_REQUIRED WORK:_ Could you repeat the records below exactly, leaving out any pictures?

(Figure scripts)
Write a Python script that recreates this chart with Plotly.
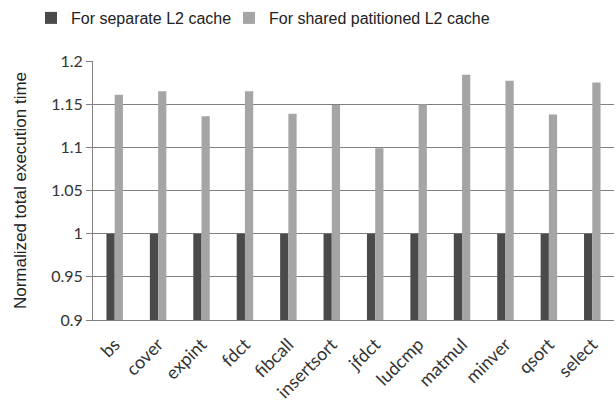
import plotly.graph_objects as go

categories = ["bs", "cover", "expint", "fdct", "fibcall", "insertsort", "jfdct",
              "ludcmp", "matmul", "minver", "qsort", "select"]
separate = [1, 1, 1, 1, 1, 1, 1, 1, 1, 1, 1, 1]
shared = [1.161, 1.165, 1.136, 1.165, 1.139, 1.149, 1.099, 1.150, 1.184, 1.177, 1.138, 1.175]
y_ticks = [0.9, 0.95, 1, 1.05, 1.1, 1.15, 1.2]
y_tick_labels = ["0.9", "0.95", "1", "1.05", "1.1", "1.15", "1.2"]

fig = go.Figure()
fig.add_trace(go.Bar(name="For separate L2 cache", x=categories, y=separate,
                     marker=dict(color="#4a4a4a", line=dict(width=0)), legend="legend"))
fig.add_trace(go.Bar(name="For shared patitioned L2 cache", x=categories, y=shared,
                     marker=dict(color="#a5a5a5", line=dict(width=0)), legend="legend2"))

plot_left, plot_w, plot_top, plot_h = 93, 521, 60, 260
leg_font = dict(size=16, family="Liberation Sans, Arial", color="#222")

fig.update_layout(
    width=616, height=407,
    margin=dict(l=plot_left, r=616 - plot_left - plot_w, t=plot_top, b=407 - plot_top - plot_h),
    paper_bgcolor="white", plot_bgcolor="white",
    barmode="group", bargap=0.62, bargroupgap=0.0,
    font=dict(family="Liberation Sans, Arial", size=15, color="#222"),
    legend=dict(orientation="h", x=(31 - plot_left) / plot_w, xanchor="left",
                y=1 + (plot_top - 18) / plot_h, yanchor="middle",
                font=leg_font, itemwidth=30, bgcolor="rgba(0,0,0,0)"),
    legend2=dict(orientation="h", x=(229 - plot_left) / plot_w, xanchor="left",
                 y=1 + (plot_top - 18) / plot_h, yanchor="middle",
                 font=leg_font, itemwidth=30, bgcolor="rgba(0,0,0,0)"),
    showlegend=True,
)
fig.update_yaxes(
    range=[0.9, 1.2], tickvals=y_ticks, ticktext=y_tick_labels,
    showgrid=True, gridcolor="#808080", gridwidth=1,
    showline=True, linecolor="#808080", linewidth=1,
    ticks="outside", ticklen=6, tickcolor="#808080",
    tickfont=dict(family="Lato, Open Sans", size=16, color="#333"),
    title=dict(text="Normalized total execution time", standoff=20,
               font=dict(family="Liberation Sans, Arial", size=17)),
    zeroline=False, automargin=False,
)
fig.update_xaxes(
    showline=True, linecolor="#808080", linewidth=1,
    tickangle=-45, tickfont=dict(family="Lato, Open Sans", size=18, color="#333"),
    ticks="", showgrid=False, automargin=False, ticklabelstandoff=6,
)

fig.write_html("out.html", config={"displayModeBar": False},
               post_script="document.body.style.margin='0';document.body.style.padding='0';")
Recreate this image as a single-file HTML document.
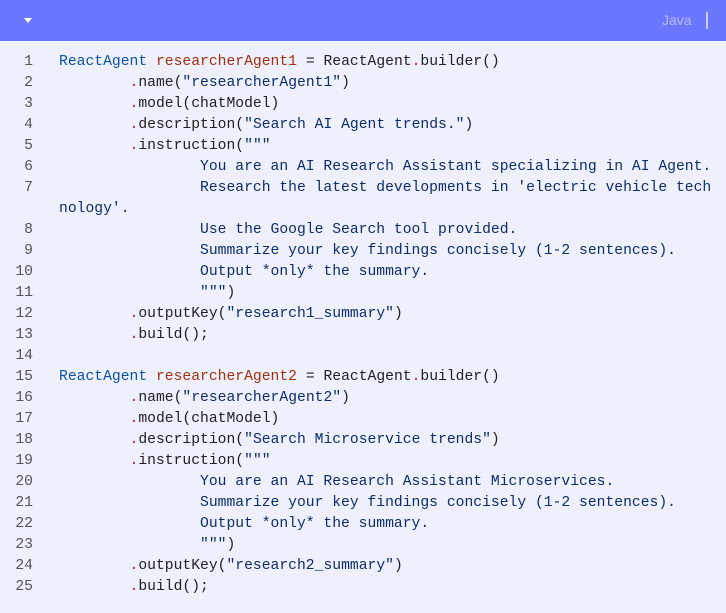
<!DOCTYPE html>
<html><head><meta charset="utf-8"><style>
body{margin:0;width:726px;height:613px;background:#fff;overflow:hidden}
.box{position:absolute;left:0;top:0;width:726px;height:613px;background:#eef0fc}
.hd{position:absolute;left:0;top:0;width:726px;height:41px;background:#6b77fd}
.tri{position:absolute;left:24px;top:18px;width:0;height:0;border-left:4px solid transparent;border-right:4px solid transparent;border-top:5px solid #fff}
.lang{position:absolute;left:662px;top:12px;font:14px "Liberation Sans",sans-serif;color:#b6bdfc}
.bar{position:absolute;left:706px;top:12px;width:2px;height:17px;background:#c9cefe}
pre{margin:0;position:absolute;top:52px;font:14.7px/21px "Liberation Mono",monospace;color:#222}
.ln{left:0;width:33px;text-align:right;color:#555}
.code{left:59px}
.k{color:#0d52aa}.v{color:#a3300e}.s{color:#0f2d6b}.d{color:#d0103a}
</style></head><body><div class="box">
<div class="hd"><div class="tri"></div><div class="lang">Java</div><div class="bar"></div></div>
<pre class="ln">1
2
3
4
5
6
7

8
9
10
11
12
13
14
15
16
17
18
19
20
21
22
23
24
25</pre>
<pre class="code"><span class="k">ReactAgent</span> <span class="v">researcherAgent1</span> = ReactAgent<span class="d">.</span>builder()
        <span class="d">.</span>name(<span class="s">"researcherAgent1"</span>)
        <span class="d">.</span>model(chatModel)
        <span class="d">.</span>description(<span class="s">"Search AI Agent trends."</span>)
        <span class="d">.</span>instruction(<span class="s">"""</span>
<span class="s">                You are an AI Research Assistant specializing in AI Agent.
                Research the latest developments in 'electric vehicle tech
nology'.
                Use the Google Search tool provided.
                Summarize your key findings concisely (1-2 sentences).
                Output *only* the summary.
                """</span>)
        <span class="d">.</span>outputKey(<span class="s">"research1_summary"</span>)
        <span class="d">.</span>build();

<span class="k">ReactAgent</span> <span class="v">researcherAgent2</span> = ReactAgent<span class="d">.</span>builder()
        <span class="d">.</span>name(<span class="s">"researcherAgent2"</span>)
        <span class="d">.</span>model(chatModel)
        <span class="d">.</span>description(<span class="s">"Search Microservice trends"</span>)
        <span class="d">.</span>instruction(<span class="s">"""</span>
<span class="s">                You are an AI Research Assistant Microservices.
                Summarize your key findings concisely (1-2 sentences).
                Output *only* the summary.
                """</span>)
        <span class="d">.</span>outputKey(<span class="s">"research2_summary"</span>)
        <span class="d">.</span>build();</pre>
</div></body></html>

_PROBLEM SOLUTION:_
Write a Python script that recreates this chart with Plotly.
import plotly.graph_objects as go

categories = ["bs", "cover", "expint", "fdct", "fibcall", "insertsort", "jfdct",
              "ludcmp", "matmul", "minver", "qsort", "select"]
separate = [1, 1, 1, 1, 1, 1, 1, 1, 1, 1, 1, 1]
shared = [1.161, 1.165, 1.136, 1.165, 1.139, 1.149, 1.099, 1.150, 1.184, 1.177, 1.138, 1.175]
y_ticks = [0.9, 0.95, 1, 1.05, 1.1, 1.15, 1.2]
y_tick_labels = ["0.9", "0.95", "1", "1.05", "1.1", "1.15", "1.2"]

fig = go.Figure()
fig.add_trace(go.Bar(name="For separate L2 cache", x=categories, y=separate,
                     marker=dict(color="#4a4a4a", line=dict(width=0)), legend="legend"))
fig.add_trace(go.Bar(name="For shared patitioned L2 cache", x=categories, y=shared,
                     marker=dict(color="#a5a5a5", line=dict(width=0)), legend="legend2"))

plot_left, plot_w, plot_top, plot_h = 93, 521, 60, 260
leg_font = dict(size=16, family="Liberation Sans, Arial", color="#222")

fig.update_layout(
    width=616, height=407,
    margin=dict(l=plot_left, r=616 - plot_left - plot_w, t=plot_top, b=407 - plot_top - plot_h),
    paper_bgcolor="white", plot_bgcolor="white",
    barmode="group", bargap=0.62, bargroupgap=0.0,
    font=dict(family="Liberation Sans, Arial", size=15, color="#222"),
    legend=dict(orientation="h", x=(31 - plot_left) / plot_w, xanchor="left",
                y=1 + (plot_top - 18) / plot_h, yanchor="middle",
                font=leg_font, itemwidth=30, bgcolor="rgba(0,0,0,0)"),
    legend2=dict(orientation="h", x=(229 - plot_left) / plot_w, xanchor="left",
                 y=1 + (plot_top - 18) / plot_h, yanchor="middle",
                 font=leg_font, itemwidth=30, bgcolor="rgba(0,0,0,0)"),
    showlegend=True,
)
fig.update_yaxes(
    range=[0.9, 1.2], tickvals=y_ticks, ticktext=y_tick_labels,
    showgrid=True, gridcolor="#808080", gridwidth=1,
    showline=True, linecolor="#808080", linewidth=1,
    ticks="outside", ticklen=6, tickcolor="#808080",
    tickfont=dict(family="Lato, Open Sans", size=16, color="#333"),
    title=dict(text="Normalized total execution time", standoff=20,
               font=dict(family="Liberation Sans, Arial", size=17)),
    zeroline=False, automargin=False,
)
fig.update_xaxes(
    showline=True, linecolor="#808080", linewidth=1,
    tickangle=-45, tickfont=dict(family="Lato, Open Sans", size=18, color="#333"),
    ticks="", showgrid=False, automargin=False, ticklabelstandoff=6,
)

fig.write_html("out.html", config={"displayModeBar": False},
               post_script="document.body.style.margin='0';document.body.style.padding='0';")
Recreate this image as a single-file HTML document.
<!DOCTYPE html>
<html><head><meta charset="utf-8"><style>
body{margin:0;width:726px;height:613px;background:#fff;overflow:hidden}
.box{position:absolute;left:0;top:0;width:726px;height:613px;background:#eef0fc}
.hd{position:absolute;left:0;top:0;width:726px;height:41px;background:#6b77fd}
.tri{position:absolute;left:24px;top:18px;width:0;height:0;border-left:4px solid transparent;border-right:4px solid transparent;border-top:5px solid #fff}
.lang{position:absolute;left:662px;top:12px;font:14px "Liberation Sans",sans-serif;color:#b6bdfc}
.bar{position:absolute;left:706px;top:12px;width:2px;height:17px;background:#c9cefe}
pre{margin:0;position:absolute;top:52px;font:14.7px/21px "Liberation Mono",monospace;color:#222}
.ln{left:0;width:33px;text-align:right;color:#555}
.code{left:59px}
.k{color:#0d52aa}.v{color:#a3300e}.s{color:#0f2d6b}.d{color:#d0103a}
</style></head><body><div class="box">
<div class="hd"><div class="tri"></div><div class="lang">Java</div><div class="bar"></div></div>
<pre class="ln">1
2
3
4
5
6
7

8
9
10
11
12
13
14
15
16
17
18
19
20
21
22
23
24
25</pre>
<pre class="code"><span class="k">ReactAgent</span> <span class="v">researcherAgent1</span> = ReactAgent<span class="d">.</span>builder()
        <span class="d">.</span>name(<span class="s">"researcherAgent1"</span>)
        <span class="d">.</span>model(chatModel)
        <span class="d">.</span>description(<span class="s">"Search AI Agent trends."</span>)
        <span class="d">.</span>instruction(<span class="s">"""</span>
<span class="s">                You are an AI Research Assistant specializing in AI Agent.
                Research the latest developments in 'electric vehicle tech
nology'.
                Use the Google Search tool provided.
                Summarize your key findings concisely (1-2 sentences).
                Output *only* the summary.
                """</span>)
        <span class="d">.</span>outputKey(<span class="s">"research1_summary"</span>)
        <span class="d">.</span>build();

<span class="k">ReactAgent</span> <span class="v">researcherAgent2</span> = ReactAgent<span class="d">.</span>builder()
        <span class="d">.</span>name(<span class="s">"researcherAgent2"</span>)
        <span class="d">.</span>model(chatModel)
        <span class="d">.</span>description(<span class="s">"Search Microservice trends"</span>)
        <span class="d">.</span>instruction(<span class="s">"""</span>
<span class="s">                You are an AI Research Assistant Microservices.
                Summarize your key findings concisely (1-2 sentences).
                Output *only* the summary.
                """</span>)
        <span class="d">.</span>outputKey(<span class="s">"research2_summary"</span>)
        <span class="d">.</span>build();</pre>
</div></body></html>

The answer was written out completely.